(Code that draws figures)
-- begin --
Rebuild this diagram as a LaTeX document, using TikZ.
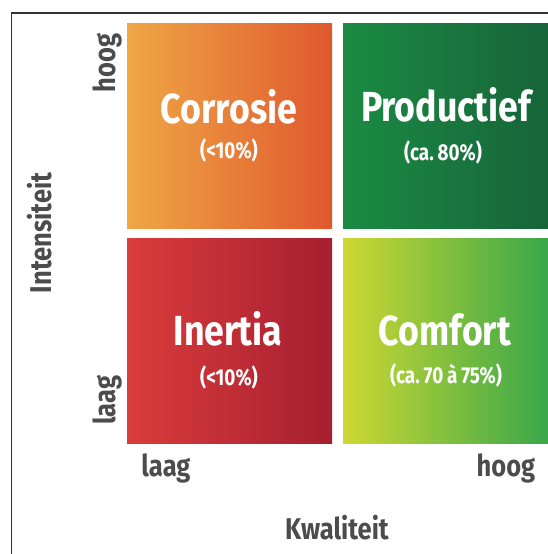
\documentclass[tikz,border=0pt]{standalone}
\usepackage{fontspec}
\setmainfont{Fira Sans}
\newfontfamily\condfont{Fira Sans}[FakeStretch=0.85]
\newfontfamily\subfont{Fira Sans}[FakeStretch=0.82]
\begin{document}
\begin{tikzpicture}[x=1pt,y=-1pt,
  frameline/.style={draw=black!80,line width=1.4pt},
  quadtitle/.style={text=white,font=\condfont\bfseries\fontsize{42}{44}\selectfont,anchor=base,inner sep=0pt},
  quadsub/.style={text=white,font=\subfont\bfseries\fontsize{23}{25}\selectfont,anchor=center,inner sep=0pt},
  axislabel/.style={text=black!70,font=\condfont\bfseries\fontsize{30}{32}\selectfont,inner sep=0pt}]
  \useasboundingbox (0,0) rectangle (548,554);
  \fill[white] (0,0) rectangle (548,554);
  % frame: only the top and left edges fall inside the page
  \draw[frameline] (548,13) -- (11.5,13) -- (11.5,554);
  % four quadrants, each a horizontal gradient
  \shade[left color={rgb,255:red,239;green,167;blue,69},right color={rgb,255:red,224;green,88;blue,46}]
    (127,23) rectangle (332,228);
  \shade[left color={rgb,255:red,27;green,139;blue,67},right color={rgb,255:red,23;green,100;blue,57}]
    (343,23) rectangle (548,228);
  \shade[left color={rgb,255:red,218;green,60;blue,59},right color={rgb,255:red,166;green,31;blue,48}]
    (127,238) rectangle (332,443);
  \shade[left color={rgb,255:red,205;green,216;blue,50},right color={rgb,255:red,56;green,167;blue,74}]
    (343,238) rectangle (548,443);
  % quadrant texts
  \node[quadtitle] (tl) at (229,123) {Corrosie};
  \node[quadsub] (tls) at (229,150) {(<10\%)};
  \node[quadtitle] (tr) at (446,121) {Productief};
  \node[quadsub] (trs) at (443,152) {(ca.\,80\%)};
  \node[quadtitle] (bl) at (228,345) {Inertia};
  \node[quadsub] (bls) at (229,377) {(<10\%)};
  \node[quadtitle] (br) at (445,345) {Comfort};
  \node[quadsub] (brs) at (446,375) {(ca.\,70\,à\,75\%)};
  % axis labels
  \node[axislabel,rotate=90] (yhigh) at (107,63) {hoog};
  \node[axislabel,rotate=90] (ylow) at (107,400) {laag};
  \node[axislabel,rotate=90] (ytitle) at (40,233) {Intensiteit};
  \node[axislabel] (xlow) at (166,468) {laag};
  \node[axislabel] (xhigh) at (506,468) {hoog};
  \node[axislabel] (xtitle) at (337,528) {Kwaliteit};
\end{tikzpicture}
\end{document}
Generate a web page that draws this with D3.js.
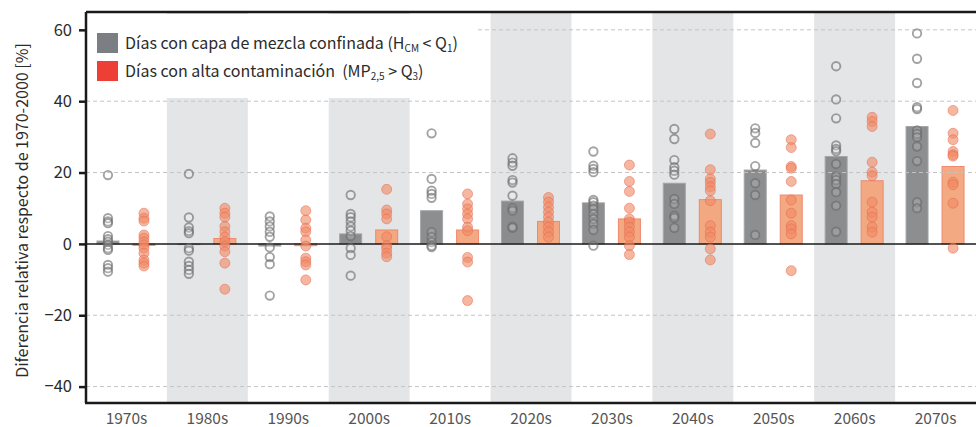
<!DOCTYPE html>
<html>
<head>
<meta charset="utf-8">
<script src="https://cdn.jsdelivr.net/npm/d3@7"></script>
<style>
  html, body { margin: 0; padding: 0; background: #fff; }
  svg { display: block; font-family: "Noto Sans CJK JP", "Noto Sans", sans-serif; }
  .legend text { white-space: pre; }
</style>
</head>
<body>
<svg id="chart" width="976" height="427"></svg>
<script>
// Decades on the x axis
const decades = ["1970s","1980s","1990s","2000s","2010s","2020s","2030s","2040s","2050s","2060s","2070s"];

// Ensemble means (bars), % change relative to 1970-2000
const confinedMean = [0.8, -0.2, -0.6, 2.8, 9.3, 12.0, 11.5, 17.0, 20.7, 24.5, 32.9];
const pollutionMean = [-0.4, 1.5, -0.5, 3.9, 3.9, 6.3, 7.0, 12.4, 13.7, 17.7, 21.7];

// Individual model results: days with confined mixing layer (H_CM < Q1)
const confinedModels = [
  [19.3, 7.2, 6.3, 5.8, 2.2, 1.3, 0.6, -0.3, -1.2, -1.7, -5.9, -6.8, -7.8],
  [19.6, 7.4, 4.6, 3.6, 3.0, -1.2, -1.9, -5.0, -6.2, -7.3, -8.4],
  [7.7, 6.3, 4.9, 3.4, 2.0, -1.0, -3.7, -5.7, -14.5],
  [13.7, 8.4, 7.5, 6.3, 4.9, 3.7, 2.2, -1.2, -3.1, -8.9],
  [31.0, 18.2, 14.9, 14.0, 12.9, 3.3, 1.9, 0.5, -0.5, -0.9],
  [24.0, 22.8, 21.9, 17.9, 17.2, 13.5, 10.0, 9.3, 4.8, 4.5],
  [25.9, 21.9, 21.0, 20.1, 12.3, 11.7, 10.7, 9.8, 8.4, 7.0, 5.6, 3.9, -0.5],
  [32.2, 29.4, 23.5, 21.5, 20.5, 19.4, 12.6, 11.2, 7.9, 7.3, 4.5],
  [32.4, 31.1, 28.3, 21.8, 17.0, 13.7, 2.5],
  [49.8, 40.5, 35.2, 27.6, 26.6, 26.0, 22.4, 18.9, 17.9, 16.8, 14.5, 10.7, 3.4],
  [59.0, 51.9, 45.1, 38.3, 37.8, 31.8, 30.8, 29.9, 27.3, 23.2, 11.7, 10.0]
];

// Individual model results: days with high pollution (MP2,5 > Q3)
const pollutionModels = [
  [8.6, 7.2, 6.4, 2.5, 1.6, 0.6, -0.3, -1.2, -2.6, -4.5, -5.4, -6.2],
  [10.0, 8.6, 7.5, 4.9, 3.4, 1.9, 0.6, -0.6, -2.2, -5.4, -12.7],
  [9.3, 6.7, 4.4, 3.4, 1.1, -0.6, -4.0, -5.0, -5.9, -10.1],
  [15.3, 9.5, 8.4, 7.0, 2.0, -0.5, -1.4, -2.6, -3.6],
  [14.0, 11.2, 9.8, 8.4, 7.0, 4.7, 3.7, -3.8, -5.1, -15.9],
  [13.0, 11.7, 10.3, 8.9, 7.5, 6.1, 4.7, 3.3, 1.9],
  [22.1, 17.5, 14.7, 10.0, 7.0, 6.1, 4.7, 3.3, 1.9, -0.5, -3.0],
  [30.8, 20.8, 18.2, 17.2, 16.0, 14.9, 12.1, 5.1, 3.3, 1.9, -1.4, -4.5],
  [29.2, 27.0, 21.7, 21.2, 17.5, 12.3, 8.6, 5.1, 4.2, 2.8, -7.5],
  [35.5, 34.3, 32.9, 22.9, 20.1, 19.1, 11.7, 8.9, 7.5, 4.7, 3.3],
  [37.4, 31.0, 29.2, 25.9, 25.0, 24.6, 17.3, 16.6, 11.4, -1.2]
];

const yTicks = [60, 40, 20, 0, -20, -40];
const yLabel = "Diferencia relativa respecto de 1970-2000 [%]";

const svg = d3.select("#chart");
const margin = { left: 86, right: 976, top: 12, bottom: 403 };

const x = d3.scaleBand().domain(decades).range([margin.left, margin.right]).padding(0);
const y = d3.scaleLinear().domain([-44.6, 65]).range([margin.bottom, margin.top]);

const bw = x.bandwidth();
const offConf = -18.5, offPoll = 17.5, barW = 22;

// Alternate decade shading
svg.append("g").selectAll("rect")
  .data(decades.filter((d, i) => i % 2 === 1))
  .join("rect")
  .attr("x", d => x(d))
  .attr("y", margin.top)
  .attr("width", bw)
  .attr("height", margin.bottom - margin.top)
  .attr("fill", "#e4e5e7");

// Bars
const bars = svg.append("g");
bars.selectAll("rect.conf")
  .data(decades)
  .join("rect")
  .attr("class", "conf")
  .attr("x", d => x(d) + bw / 2 + offConf - barW / 2)
  .attr("width", barW)
  .attr("y", (d, i) => y(Math.max(0, confinedMean[i])))
  .attr("height", (d, i) => Math.abs(y(confinedMean[i]) - y(0)))
  .attr("fill", "#838486")
  .attr("fill-opacity", 0.92)
  .attr("stroke", "#a4a5a7")
  .attr("stroke-width", 1);
bars.selectAll("rect.poll")
  .data(decades)
  .join("rect")
  .attr("class", "poll")
  .attr("x", d => x(d) + bw / 2 + offPoll - barW / 2)
  .attr("width", barW)
  .attr("y", (d, i) => y(Math.max(0, pollutionMean[i])))
  .attr("height", (d, i) => Math.abs(y(pollutionMean[i]) - y(0)))
  .attr("fill", "#f2a47a")
  .attr("fill-opacity", 0.95)
  .attr("stroke", "#ee8a70")
  .attr("stroke-width", 1);

// Dashed gridlines
svg.append("g").selectAll("line")
  .data(yTicks.filter(t => t !== 0))
  .join("line")
  .attr("x1", margin.left).attr("x2", margin.right)
  .attr("y1", d => y(d)).attr("y2", d => y(d))
  .attr("stroke", "#c4c4c4")
  .attr("stroke-width", 1)
  .attr("stroke-dasharray", "4,3");

// Zero line
svg.append("line")
  .attr("x1", margin.left).attr("x2", margin.right)
  .attr("y1", y(0)).attr("y2", y(0))
  .attr("stroke", "#1a1a1a").attr("stroke-width", 1.5);

// Model points
const confPts = confinedModels.flatMap((arr, i) => arr.map(v => ({ d: decades[i], v })));
const pollPts = pollutionModels.flatMap((arr, i) => arr.map(v => ({ d: decades[i], v })));

svg.append("g").selectAll("circle")
  .data(pollPts)
  .join("circle")
  .attr("cx", p => x(p.d) + bw / 2 + offPoll)
  .attr("cy", p => y(p.v))
  .attr("r", 5)
  .attr("fill", "#f08a66")
  .attr("fill-opacity", 0.62)
  .attr("stroke", "#e8664e")
  .attr("stroke-opacity", 0.5)
  .attr("stroke-width", 1);

svg.append("g").selectAll("circle")
  .data(confPts)
  .join("circle")
  .attr("cx", p => x(p.d) + bw / 2 + offConf)
  .attr("cy", p => y(p.v))
  .attr("r", 4.2)
  .attr("fill", "#ffffff")
  .attr("fill-opacity", 0.15)
  .attr("stroke", "#6a6a6a")
  .attr("stroke-opacity", 0.62)
  .attr("stroke-width", 1.9);

// Legend panel
const lg = svg.append("g").attr("class", "legend");
lg.append("rect")
  .attr("x", margin.left + 1).attr("y", 14)
  .attr("width", 389).attr("height", 84)
  .attr("fill", "#fff");
lg.append("rect").attr("x", 97).attr("y", 33).attr("width", 21).attr("height", 20).attr("fill", "#7b7e83");
lg.append("rect").attr("x", 97).attr("y", 61).attr("width", 21).attr("height", 20).attr("fill", "#ee3f37");

const t1 = lg.append("text").attr("x", 125).attr("y", 48.5)
  .attr("font-size", 16).attr("fill", "#2b2b2b");
t1.append("tspan").text("Días con capa de mezcla confinada (H");
t1.append("tspan").attr("font-size", 10).attr("dy", 3).text("CM");
t1.append("tspan").attr("dy", -3).text(" < Q");
t1.append("tspan").attr("font-size", 10).attr("dy", 3).text("1");
t1.append("tspan").attr("dy", -3).text(")");

const t2 = lg.append("text").attr("x", 125).attr("y", 76.5)
  .attr("font-size", 16).attr("fill", "#2b2b2b");
t2.append("tspan").text("Días con alta contaminación\u00a0 (MP");
t2.append("tspan").attr("font-size", 10).attr("dy", 3).text("2,5");
t2.append("tspan").attr("dy", -3).text(" > Q");
t2.append("tspan").attr("font-size", 10).attr("dy", 3).text("3");
t2.append("tspan").attr("dy", -3).text(")");

// Frame: top line, left axis, bottom axis
svg.append("line").attr("x1", margin.left).attr("x2", margin.right)
  .attr("y1", margin.top).attr("y2", margin.top)
  .attr("stroke", "#1a1a1a").attr("stroke-width", 2.5);

const yAxis = svg.append("g")
  .attr("transform", `translate(${margin.left},0)`)
  .call(d3.axisLeft(y).tickValues(yTicks).tickSize(7).tickPadding(7).tickFormat(d3.format("d")));
yAxis.select(".domain").attr("stroke", "#1a1a1a").attr("stroke-width", 2.5)
  .attr("d", `M0,${margin.top}V${margin.bottom}`);
yAxis.selectAll(".tick line").attr("stroke", "#1a1a1a").attr("stroke-width", 2.5);
yAxis.selectAll(".tick text").attr("font-size", 16.5).attr("fill", "#2b2b2b")
  .attr("font-family", "\"Noto Sans CJK JP\", \"Noto Sans\", sans-serif");

const xAxis = svg.append("g")
  .attr("transform", `translate(0,${margin.bottom})`)
  .call(d3.axisBottom(x).tickSize(0).tickPadding(10));
xAxis.select(".domain").attr("stroke", "#1a1a1a").attr("stroke-width", 2.5)
  .attr("d", `M${margin.left - 1},0H${margin.right}`);
xAxis.selectAll(".tick text").attr("font-size", 15.5).attr("fill", "#555")
  .attr("font-family", "\"Noto Sans CJK JP\", \"Noto Sans\", sans-serif");

// Y axis title
svg.append("text")
  .attr("transform", `translate(28,${(y(-44.6) + y(65)) / 2 + 3}) rotate(-90)`)
  .attr("text-anchor", "middle")
  .attr("font-size", 16)
  .attr("fill", "#2b2b2b")
  .text(yLabel);
</script>
</body>
</html>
-- end --
Task details:
Your answer should be a single number: the count of lines in these records that hold the string "with".

Finished answer:
3